The Kent Women cricket team is the women's representative cricket team for the English county of Kent. They play their home matches at St Lawrence Ground in Canterbury, as well as the County Cricket Ground, Beckenham. They are captained by Megan Belt and are coached by former Kent County Cricket Club player James Hockley. They are the most successful team in both the Women's County Championship and Women's Twenty20 Cup, with 8 and 3 titles respectively. Until 2025, they were partnered with the regional team South East Stars.

==History==
===1935–1996: Early History===
Kent Women played their first recorded match in 1935, against Civil Service Women. Over the following years, Kent were one of the most prolific women's teams, playing various one-off and tourist games, against surrounding counties and national teams such as Australia, New Zealand and the Netherlands. Kent joined the Women's Area Championship in 1980, and played in the competition until 1996 (including two title wins, in 1986 and 1987), after which they joined the Women's County Championship.

===1997–2019: Women's County Championship===
In 1997, their first season in the County Championship, Kent finished 5th in Division One with just one win. Over the next few seasons, Kent were a consistently mid-table team, plus one season in Division Two, in 2002. A steady improvement after their promotion, however, eventually led them to their first Championship title, in 2006. They retained their title in 2007, going unbeaten in both seasons. Key to their success was England captain Charlotte Edwards, who played for Kent from 2000 to 2016. This started an extremely successful era for Kent Women, winning the most titles in Championship history, eight, and only finishing outside the top 3 of Division 1 once, in 2017: the further times they won the Championship were in 2009, 2011, 2012, 2014, 2016 and 2019. In 2016, Kent bowlers Megan Belt, Tash Farrant and Charlotte Pape were the first, third and fourth leading wicket-takers respectively, whilst Tammy Beaumont was the leading run-scorer. Kent batters Fran Wilson, Tammy Beaumont and Maxine Blythin were all in the top ten leading run-scorers in 2019.
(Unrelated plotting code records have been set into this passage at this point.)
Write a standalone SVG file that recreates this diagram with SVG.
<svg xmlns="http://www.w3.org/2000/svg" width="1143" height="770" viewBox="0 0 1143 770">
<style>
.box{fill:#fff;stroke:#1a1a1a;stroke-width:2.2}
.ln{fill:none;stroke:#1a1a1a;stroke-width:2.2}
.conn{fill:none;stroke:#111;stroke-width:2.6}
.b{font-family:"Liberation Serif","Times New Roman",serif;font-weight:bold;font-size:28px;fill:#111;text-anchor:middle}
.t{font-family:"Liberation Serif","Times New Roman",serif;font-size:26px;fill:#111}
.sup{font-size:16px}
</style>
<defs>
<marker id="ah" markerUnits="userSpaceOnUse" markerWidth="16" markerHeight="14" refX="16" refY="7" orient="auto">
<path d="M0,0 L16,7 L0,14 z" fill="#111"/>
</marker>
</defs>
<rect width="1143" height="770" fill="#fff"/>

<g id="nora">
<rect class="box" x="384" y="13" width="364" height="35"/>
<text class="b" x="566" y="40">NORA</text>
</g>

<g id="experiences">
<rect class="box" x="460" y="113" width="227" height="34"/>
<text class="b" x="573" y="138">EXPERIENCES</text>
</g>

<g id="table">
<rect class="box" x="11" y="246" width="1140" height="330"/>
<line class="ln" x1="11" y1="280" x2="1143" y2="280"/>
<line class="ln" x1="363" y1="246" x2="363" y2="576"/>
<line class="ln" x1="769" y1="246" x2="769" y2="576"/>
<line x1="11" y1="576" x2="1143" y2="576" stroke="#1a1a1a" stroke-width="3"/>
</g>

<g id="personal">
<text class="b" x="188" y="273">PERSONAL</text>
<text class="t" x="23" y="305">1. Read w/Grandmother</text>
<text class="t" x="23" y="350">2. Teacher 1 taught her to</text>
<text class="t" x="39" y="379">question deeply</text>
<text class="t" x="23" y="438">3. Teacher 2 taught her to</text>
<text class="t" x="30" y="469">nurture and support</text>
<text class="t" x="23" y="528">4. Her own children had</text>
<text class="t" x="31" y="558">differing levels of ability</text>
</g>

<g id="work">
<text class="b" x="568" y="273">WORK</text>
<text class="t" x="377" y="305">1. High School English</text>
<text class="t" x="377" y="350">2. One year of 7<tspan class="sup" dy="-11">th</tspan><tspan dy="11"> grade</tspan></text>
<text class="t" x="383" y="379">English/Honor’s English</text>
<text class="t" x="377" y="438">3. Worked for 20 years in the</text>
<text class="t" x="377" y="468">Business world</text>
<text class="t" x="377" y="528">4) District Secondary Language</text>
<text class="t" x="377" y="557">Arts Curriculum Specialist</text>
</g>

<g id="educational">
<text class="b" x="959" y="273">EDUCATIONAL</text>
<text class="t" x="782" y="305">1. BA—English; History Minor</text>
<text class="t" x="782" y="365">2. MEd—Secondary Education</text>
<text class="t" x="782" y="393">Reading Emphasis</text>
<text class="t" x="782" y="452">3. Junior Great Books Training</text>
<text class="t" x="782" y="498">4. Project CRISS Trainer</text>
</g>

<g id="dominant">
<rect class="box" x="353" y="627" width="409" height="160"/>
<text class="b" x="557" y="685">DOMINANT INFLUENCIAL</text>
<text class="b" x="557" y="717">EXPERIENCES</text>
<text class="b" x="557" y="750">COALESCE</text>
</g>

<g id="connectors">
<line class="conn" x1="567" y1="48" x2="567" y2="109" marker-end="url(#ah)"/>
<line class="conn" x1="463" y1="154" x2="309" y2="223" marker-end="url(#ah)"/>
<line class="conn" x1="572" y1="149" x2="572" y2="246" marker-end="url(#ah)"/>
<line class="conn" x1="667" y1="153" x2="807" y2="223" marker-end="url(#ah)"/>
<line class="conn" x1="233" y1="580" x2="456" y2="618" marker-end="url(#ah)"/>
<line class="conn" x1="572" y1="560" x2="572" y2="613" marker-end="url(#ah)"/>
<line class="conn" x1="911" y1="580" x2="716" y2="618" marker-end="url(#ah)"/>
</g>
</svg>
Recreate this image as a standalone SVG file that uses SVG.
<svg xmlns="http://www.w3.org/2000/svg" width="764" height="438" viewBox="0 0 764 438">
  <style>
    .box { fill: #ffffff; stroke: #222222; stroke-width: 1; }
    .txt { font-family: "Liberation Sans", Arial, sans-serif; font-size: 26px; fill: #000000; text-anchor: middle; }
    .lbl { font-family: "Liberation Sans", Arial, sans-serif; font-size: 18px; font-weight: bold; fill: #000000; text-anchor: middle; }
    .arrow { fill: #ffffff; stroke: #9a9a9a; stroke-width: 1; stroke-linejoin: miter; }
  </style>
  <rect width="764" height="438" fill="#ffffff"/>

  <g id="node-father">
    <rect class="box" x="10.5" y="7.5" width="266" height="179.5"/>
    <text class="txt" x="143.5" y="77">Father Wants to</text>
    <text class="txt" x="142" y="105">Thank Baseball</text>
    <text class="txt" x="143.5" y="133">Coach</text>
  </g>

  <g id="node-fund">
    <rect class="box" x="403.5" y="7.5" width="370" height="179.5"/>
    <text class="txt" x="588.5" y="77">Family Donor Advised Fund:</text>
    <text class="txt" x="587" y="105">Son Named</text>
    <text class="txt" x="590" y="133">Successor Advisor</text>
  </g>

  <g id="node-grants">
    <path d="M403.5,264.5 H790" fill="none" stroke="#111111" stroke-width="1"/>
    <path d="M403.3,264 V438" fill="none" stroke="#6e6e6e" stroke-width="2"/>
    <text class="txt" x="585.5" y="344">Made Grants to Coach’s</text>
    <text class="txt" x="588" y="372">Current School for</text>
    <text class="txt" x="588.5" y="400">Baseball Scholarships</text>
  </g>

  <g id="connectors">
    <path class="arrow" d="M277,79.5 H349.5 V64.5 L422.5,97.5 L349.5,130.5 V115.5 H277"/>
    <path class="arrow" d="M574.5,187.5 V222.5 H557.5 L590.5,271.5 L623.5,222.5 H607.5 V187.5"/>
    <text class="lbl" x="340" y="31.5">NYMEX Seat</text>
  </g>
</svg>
Kent Women have also been the most successful team in the history of the Women's Twenty20 Cup, winning the tournament three times, in 2011, 2013 and 2016. They also reached the semi-finals of the competition in 2013 and 2012, losing to Berkshire both times. In 2011, however, they beat Berkshire by 8 wickets after bowling them out for just 73. In 2013, Kent beat Sussex in the final by 8 wickets, whilst in 2016 they won the title by topping Division One, with five wins from seven games.
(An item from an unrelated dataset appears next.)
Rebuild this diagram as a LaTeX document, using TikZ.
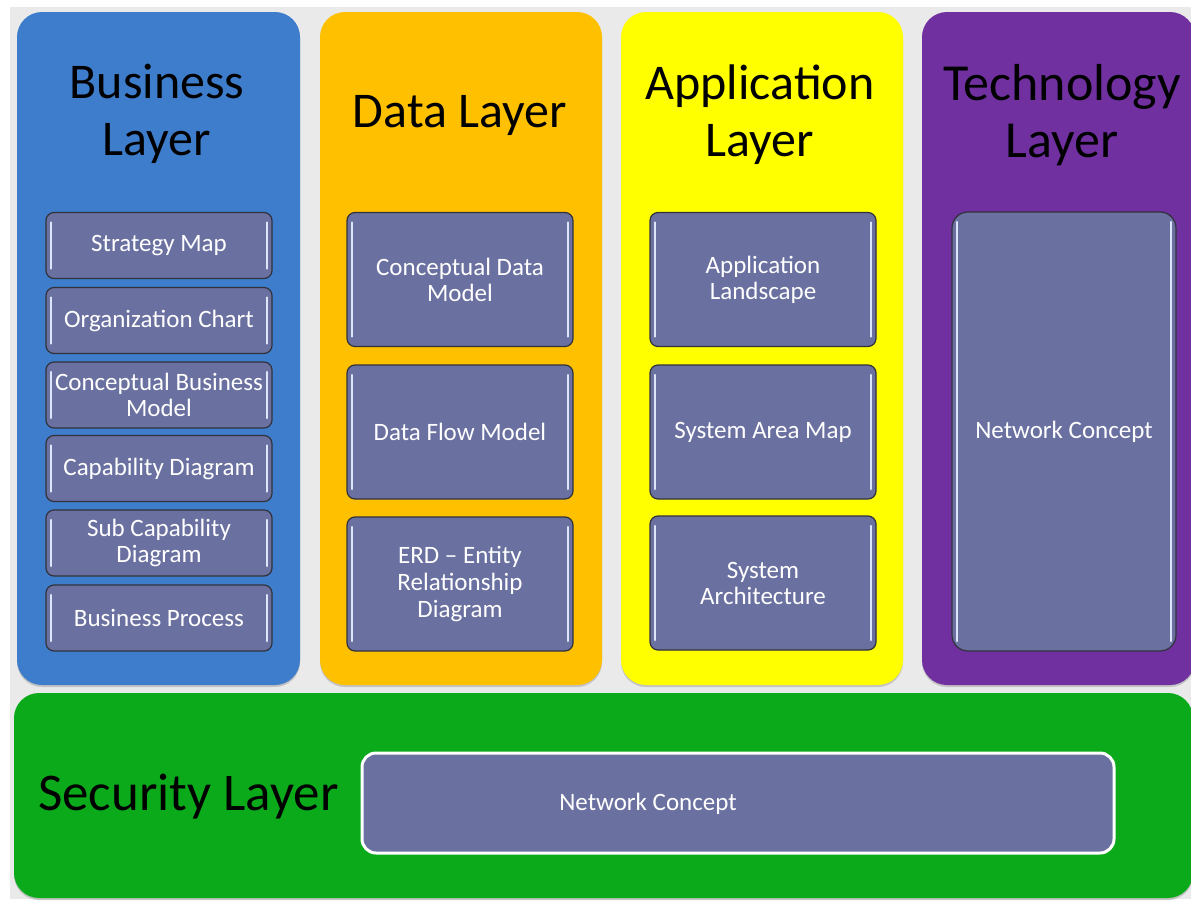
\documentclass[tikz,border=0pt]{standalone}
\usepackage{fontspec}
\setmainfont{Carlito}
\definecolor{bggray}{RGB}{234,234,234}
\definecolor{bizblue}{RGB}{61,125,203}
\definecolor{dataorange}{RGB}{255,192,0}
\definecolor{appyellow}{RGB}{255,255,0}
\definecolor{techpurple}{RGB}{112,48,160}
\definecolor{secgreen}{RGB}{10,170,26}
\definecolor{slate}{RGB}{106,112,160}
\definecolor{boxedge}{RGB}{50,50,60}
\definecolor{hlcol}{RGB}{220,230,248}
\definecolor{shadowgray}{RGB}{195,195,195}
\begin{document}
\begin{tikzpicture}[x=1pt,y=-1pt,
  layer/.style={draw=none, rounded corners=25pt, inner sep=0pt},
  layershadow/.style={fill=shadowgray, draw=none, rounded corners=25pt, inner sep=0pt},
  title/.style={font=\fontsize{50}{57}\selectfont, text=black, align=center, inner sep=0pt},
  hl/.style={line width=2.5pt, draw=hlcol, line cap=round},
  subbox/.style={draw=boxedge, line width=1.2pt, fill=slate, rounded corners=8pt,
    minimum width=226pt, inner sep=0pt, align=center, text=white,
    font=\fontsize{25}{26}\selectfont,
    path picture={
      \draw[hl] ([xshift=5pt,yshift=-10pt]path picture bounding box.north west) -- ([xshift=5pt,yshift=10pt]path picture bounding box.south west);
      \draw[hl] ([xshift=-5pt,yshift=-10pt]path picture bounding box.north east) -- ([xshift=-5pt,yshift=10pt]path picture bounding box.south east);
    }},
  smallbox/.style={subbox, minimum height=66pt},
  bigbox/.style={subbox, minimum height=134pt}
]
\useasboundingbox (0,0) rectangle (1191,902);
\clip (0,0) rectangle (1191,902);
\fill[white] (0,0) rectangle (1191,902);
\fill[bggray] (10,7) rectangle (1191,899);

% shadows
\node[layershadow, minimum width=283pt, minimum height=673pt] (bizsh) at (158.5,350.5) {};
\node[layershadow, minimum width=282pt, minimum height=673pt] (datash) at (461,350.5) {};
\node[layershadow, minimum width=282pt, minimum height=673pt] (appsh) at (762,350.5) {};
\node[layershadow, minimum width=273pt, minimum height=673pt] (techsh) at (1058.5,350.5) {};
\node[layershadow, minimum width=1179pt, minimum height=205pt] (secsh) at (603.5,797.5) {};

% columns
\node[layer, fill=bizblue, minimum width=283pt, minimum height=673pt] (business) at (158.5,348.5) {};
\node[layer, fill=dataorange, minimum width=282pt, minimum height=673pt] (data) at (461,348.5) {};
\node[layer, fill=appyellow, minimum width=282pt, minimum height=673pt] (app) at (762,348.5) {};
\node[layer, fill=techpurple, minimum width=273pt, minimum height=673pt] (tech) at (1058.5,348.5) {};
\node[layer, fill=secgreen, minimum width=1179pt, minimum height=205pt] (security) at (603.5,795.5) {};

% titles
\node[title] (bizt) at (157,113.5) {Business\\Layer};
\node[title] (datat) at (460,115) {Data Layer};
\node[title] (appt) at (760,115) {Application\\Layer};
\node[title, font=\fontsize{52}{57}\selectfont] (techt) at (1062,115) {Technology\\Layer};
\node[title, font=\fontsize{53}{57}\selectfont, anchor=base west] (sect) at (38,810) {Security Layer};

% business boxes
\node[smallbox] (b1) at (159,245.5) {Strategy Map};
\node[smallbox] (b2) at (159,320.5) {Organization Chart};
\node[smallbox] (b3) at (159,395) {Conceptual Business\\Model};
\node[smallbox] (b4) at (159,468.5) {Capability Diagram};
\node[smallbox] (b5) at (159,543) {Sub Capability\\Diagram};
\node[smallbox] (b6) at (159,618) {Business Process};

% data boxes
\node[bigbox] (d1) at (460,279.5) {Conceptual Data\\Model};
\node[bigbox, text depth=0pt] (d2) at (460,432) {Data Flow Model};
\node[bigbox, font=\fontsize{25}{27}\selectfont] (d3) at (460,584) {ERD -- Entity\\Relationship\\Diagram};

% application boxes
\node[bigbox] (a1) at (763,279.5) {Application\\Landscape};
\node[bigbox] (a2) at (763,432) {System Area Map};
\node[bigbox] (a3) at (763,583) {System\\Architecture};

% technology box
\node[subbox, rounded corners=16pt, minimum width=224pt, minimum height=439pt] (t1) at (1064,431.5) {Network Concept};

% security inner box
\node[draw=white, line width=3pt, fill=slate, rounded corners=14pt, minimum width=752pt, minimum height=100pt, inner sep=0pt] (s1) at (738,803) {};
\node[text=white, font=\fontsize{25}{26}\selectfont, inner sep=0pt] (s1label) at (648,804) {Network Concept};
\end{tikzpicture}
\end{document}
===2020–2024: Regional Twenty20 Cup===
In 2021, they competed in the South East Group of the Twenty20 Cup, and won their region, going unbeaten with 6 wins and 2 matches abandoned due to rain. In 2022, they finished second in their group in the Twenty20 Cup, going on to lose in the final against Sussex. Kent have also competed in the Women's London Championship since its first edition in 2020, and won their first London Championship title in 2021. In the 2023 Women's Twenty20 Cup, Kent finished second in their group and reached the group final, but the title was shared due to rain. In 2024, the team finished 7th in their group in the Twenty20 Cup and 3rd in their group in the new ECB Women's County One-Day tournament.

==Players==
===Current squad===

Players listed below are named as Kent squad players on the team's website. Other players may play matches for the team. denotes players with international caps.
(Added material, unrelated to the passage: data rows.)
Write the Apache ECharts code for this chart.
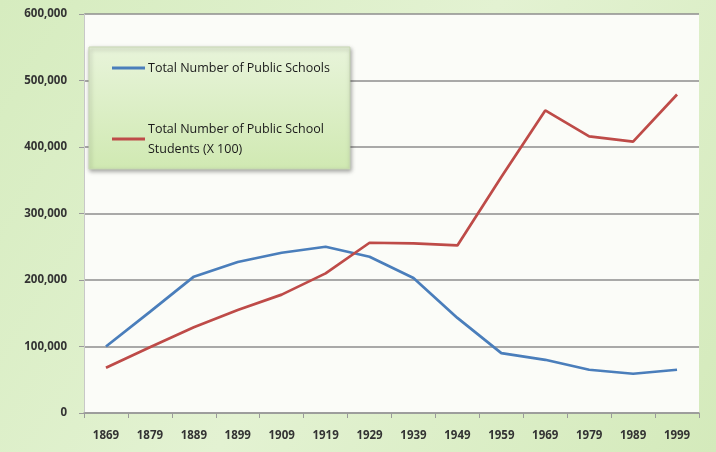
<!DOCTYPE html>
<html><head><meta charset="utf-8">
<script src="https://cdn.jsdelivr.net/npm/echarts@6/dist/echarts.min.js"></script>
<style>html,body{margin:0;padding:0;background:#fff}#c{width:716px;height:452px}</style>
</head><body><div id="c"></div>
<script>
var years = ['1869','1879','1889','1899','1909','1919','1929','1939','1949','1959','1969','1979','1989','1999'];
var schools = [100000,152000,205000,227000,241000,250000,235000,203000,143000,90000,80000,65000,59000,65000];
var students = [68000,99000,129000,155000,178000,210000,256000,255000,252000,355000,455000,416000,408000,479000];
var yTicks = [0,100000,200000,300000,400000,500000,600000];
var name1 = 'Total Number of Public Schools';
var name2 = 'Total Number of Public School\nStudents (X 100)';

var chart = echarts.init(document.getElementById('c'));
var font = 'Open Sans';
chart.setOption({
  backgroundColor: {type:'linear',x:0,y:0,x2:1,y2:1,colorStops:[{offset:0,color:'#d6ecbf'},{offset:0.5,color:'#e3f2d2'},{offset:1,color:'#d4eabb'}]},
  animation:false,
  grid:{left:84,right:17,top:14,bottom:39,show:true,backgroundColor:'#fbfcf8',borderWidth:0},
  legend:{
    orient:'vertical', left:89, top:47, width:298, height:123,
    padding:[11,20,10,23], itemGap:41,
    itemWidth:33, itemHeight:3, icon:'rect',
    backgroundColor:{type:'linear',x:0,y:0,x2:0,y2:1,colorStops:[{offset:0,color:'#e8f4da'},{offset:1,color:'#d0e9b2'}]},
    borderColor:'#c8d8b4', borderWidth:1,
    shadowColor:'rgba(0,0,0,0.35)', shadowBlur:4, shadowOffsetX:1, shadowOffsetY:2,
    textStyle:{fontFamily:font,fontSize:12.5,color:'#1a1a1a',lineHeight:20,padding:[0,0,0,-2]},
    data:[name1,name2]
  },
  xAxis:{
    type:'category', data:years, boundaryGap:true,
    axisLine:{lineStyle:{color:'#9a9a9a',width:1.5}},
    axisTick:{show:true,length:5,lineStyle:{color:'#9a9a9a'}},
    axisLabel:{fontFamily:font,fontSize:11.5,color:'#333',margin:17,fontWeight:'bold'}
  },
  yAxis:{
    type:'value', min:yTicks[0], max:yTicks[yTicks.length-1], interval:yTicks[1]-yTicks[0],
    axisLine:{show:true,lineStyle:{color:'#c8c8c8'}},
    axisTick:{show:true,length:5,lineStyle:{color:'#9a9a9a'}},
    splitLine:{lineStyle:{color:'#8e8e8e',width:1.5}},
    axisLabel:{fontFamily:font,fontSize:11.5,color:'#333',margin:17,fontWeight:'bold',
      formatter:function(v){return v.toLocaleString('en-US');}}
  },
  series:[
    {name:name1,type:'line',data:schools,symbol:'none',lineStyle:{color:'#4a7ebb',width:2.7},itemStyle:{color:'#4a7ebb'}},
    {name:name2,type:'line',data:students,symbol:'none',lineStyle:{color:'#be4b48',width:2.7},itemStyle:{color:'#be4b48'}}
  ]
});
</script></body></html>
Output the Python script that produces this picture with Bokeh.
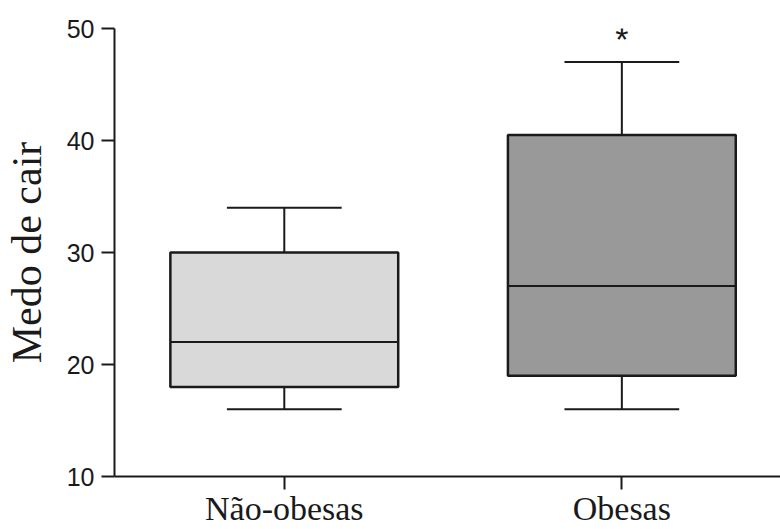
from bokeh.plotting import figure
from bokeh.models import Range1d, FixedTicker
from bokeh.core.properties import value
from bokeh.embed import file_html
from bokeh.resources import INLINE

# Data
categories = ["Não-obesas", "Obesas"]
positions = [1, 2]
lower_whisker = [16, 16]
q1 = [18, 19]
median = [22, 27]
q3 = [30, 40.5]
upper_whisker = [34, 47]
box_colors = ["#d9d9d9", "#999999"]
y_ticks = [10, 20, 30, 40, 50]
signif_marks = ["", "*"]
signif_y = [None, 49.1]

BOX_W = 0.675
CAP_W = 0.34
LINE = "#1a1a1a"

p = figure(width=780, height=529, output_backend="svg", toolbar_location=None,
           x_range=Range1d(0.497, 2.47), y_range=Range1d(10, 50),
           min_border_left=113, min_border_right=0, min_border_top=28,
           min_border_bottom=53)
p.outline_line_color = None
p.xgrid.visible = False
p.ygrid.visible = False
p.background_fill_color = "white"
p.border_fill_color = "white"

# whiskers
p.segment(x0=positions, x1=positions, y0=q3, y1=upper_whisker, line_color=LINE, line_width=2)
p.segment(x0=positions, x1=positions, y0=q1, y1=lower_whisker, line_color=LINE, line_width=2)
# caps
p.segment(x0=[x - CAP_W / 2 for x in positions], x1=[x + CAP_W / 2 for x in positions],
          y0=upper_whisker, y1=upper_whisker, line_color=LINE, line_width=2)
p.segment(x0=[x - CAP_W / 2 for x in positions], x1=[x + CAP_W / 2 for x in positions],
          y0=lower_whisker, y1=lower_whisker, line_color=LINE, line_width=2)
# boxes
p.vbar(x=positions, width=BOX_W, bottom=q1, top=q3, fill_color=box_colors,
       line_color=LINE, line_width=2.5)
# medians
p.segment(x0=[x - BOX_W / 2 for x in positions], x1=[x + BOX_W / 2 for x in positions],
          y0=median, y1=median, line_color=LINE, line_width=2)

# significance mark
sx = [x for x, m in zip(positions, signif_marks) if m]
sy = [y for y, m in zip(signif_y, signif_marks) if m]
st = [m for m in signif_marks if m]
p.text(x=sx, y=sy, text=st, text_align="center", text_baseline="middle",
       text_font=value("Liberation Sans"), text_font_size="34px", text_color=LINE)

# axes
p.xaxis.ticker = FixedTicker(ticks=positions)
p.xaxis.major_label_overrides = {x: c for x, c in zip(positions, categories)}
p.xaxis.major_label_text_font = "Liberation Serif"
p.xaxis.major_label_text_font_size = "34px"
p.xaxis.major_label_text_color = LINE
p.xaxis.major_label_standoff = 0
p.xaxis.minor_tick_line_color = None
p.xaxis.major_tick_out = 13
p.xaxis.major_tick_in = 0
p.xaxis.axis_line_width = 2
p.xaxis.major_tick_line_width = 2
p.xaxis.axis_line_color = LINE
p.xaxis.major_tick_line_color = LINE

p.yaxis.ticker = FixedTicker(ticks=y_ticks)
p.yaxis.axis_label = "Medo de cair"
p.yaxis.axis_label_text_font = "Liberation Serif"
p.yaxis.axis_label_text_font_size = "42px"
p.yaxis.axis_label_text_font_style = "normal"
p.yaxis.axis_label_text_color = LINE
p.yaxis.axis_label_standoff = 14
p.yaxis.major_label_text_font = "Liberation Sans"
p.yaxis.major_label_text_font_size = "25px"
p.yaxis.major_label_text_color = LINE
p.yaxis.major_label_standoff = 7
p.yaxis.minor_tick_line_color = None
p.yaxis.major_tick_out = 13
p.yaxis.major_tick_in = 0
p.yaxis.axis_line_width = 2
p.yaxis.major_tick_line_width = 2
p.yaxis.axis_line_color = LINE
p.yaxis.major_tick_line_color = LINE

open("out.html", "w").write(file_html(p, INLINE))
| No. | Name | Nationality | Birth date | Batting Style | Bowling Style | Notes |
Batters
| 11 | Jessica Bird | England | 21 July 1999 (age 26) | Right-handed | Right-arm off break |  |
| 19 | Ella Darlington | England | 27 September 2006 (age 19) | Right-handed | Right-arm medium |  |
| 14 | Jodie Hobson | England | 25 November 2000 (age 25) | Right-handed | – |  |
| 4 | Sophie Singer | England | 22 May 2006 (age 19) | Right-handed | Right-arm leg spin |  |
| 17 | Coco Streets | England | 17 February 2002 (age 24) | Right-handed | Right-arm medium | Vice Captain |
All-rounders
| 55 | Elsa Barnfather | England | 23 July 2003 (age 22) | Right-handed | Right-arm medium |  |
| 66 | Tilly Callaghan | England | 5 October 1998 (age 27) | Right-handed | Right-arm medium |  |
| 21 | Amy Gordon | England | 3 October 2001 (age 24) | Right-handed | Right-arm off break |  |
| 25 | Isabella James | England | 4 February 2005 (age 21) | Right-handed | Right-arm leg spin |  |
| 3 | Genevieve Jeer | England | 16 July 2009 (age 16) | Right-handed | Right-arm medium |  |
| 34 | Isobel Kirby | England | 6 February 2005 (age 21) | Right-handed | Right-arm medium |  |
| 2 | Grace Poole | England | 2 September 2000 (age 25) | Right-handed | Right-arm medium-fast |  |
| 20 | Megan Sturge | England | 3 November 2004 (age 21) | Right-handed | Right-arm leg spin | Loan Player |
Wicket-keepers
| 12 | Molly Davis | England | 12 March 2001 (age 25) | Right-handed | – |  |
| 92 | Emily Thompson | England | 12 December 1997 (age 28) | Right-handed | – |  |
Bowlers
| 23 | Laura Bailey | England | 3 June 1992 (age 33) | Right-handed | Right-arm leg spin |  |
| 95 | Olivia Barnes | England | 9 July 2006 (age 19) | Right-handed | Left-arm orthodox spin | Loan Player |
| 6 | Megan Belt | England | 6 October 1997 (age 28) | Right-handed | Right-arm off break | Captain |
| 12 | Zeena Bilal | England | 12 October 2006 (age 19) | Right-handed | Right-arm medium |  |
| 15 | Sydney Gorham | England | 19 October 2003 (age 22) | Right-handed | Right-arm medium-fast |  |
| 63 | Alice Grant | England | 29 June 2004 (age 21) | Right-handed | Right-arm medium |  |

===Notable players===
Players who have played for Kent and played internationally are listed below, in order of first international appearance (given in brackets):

- ENG Betty Archdale (1934)
- ENG Doris Turner (1934)
- ENG Marjorie Richards (1935)
- ENG Cecilia Robinson (1949)
- ENG Audrey Disbury (1957)
- ENG Ruth Westbrook (1957)
- ENG Mollie Hunt (1960)
- ENG Alison Ratcliffe (1960)
- ENG Kathleen Smith (1960)
- ENG Ann Jago (1960)
- AUS Liz Amos (1961)
- ENG Jacqueline Elledge (1963)
- ENG Mary Pilling (1963)
- ENG Jean Clark (1968)
- ENG Chris Watmough (1968)
- ENG Heather Dewdney (1969)
- ENG Jill Cruwys (1969)
- ENG Katherine Brown (1973)
- ENG Susan Goatman (1973)
- ENG Sue Hilliam (1973)
- ENG Megan Lear (1973)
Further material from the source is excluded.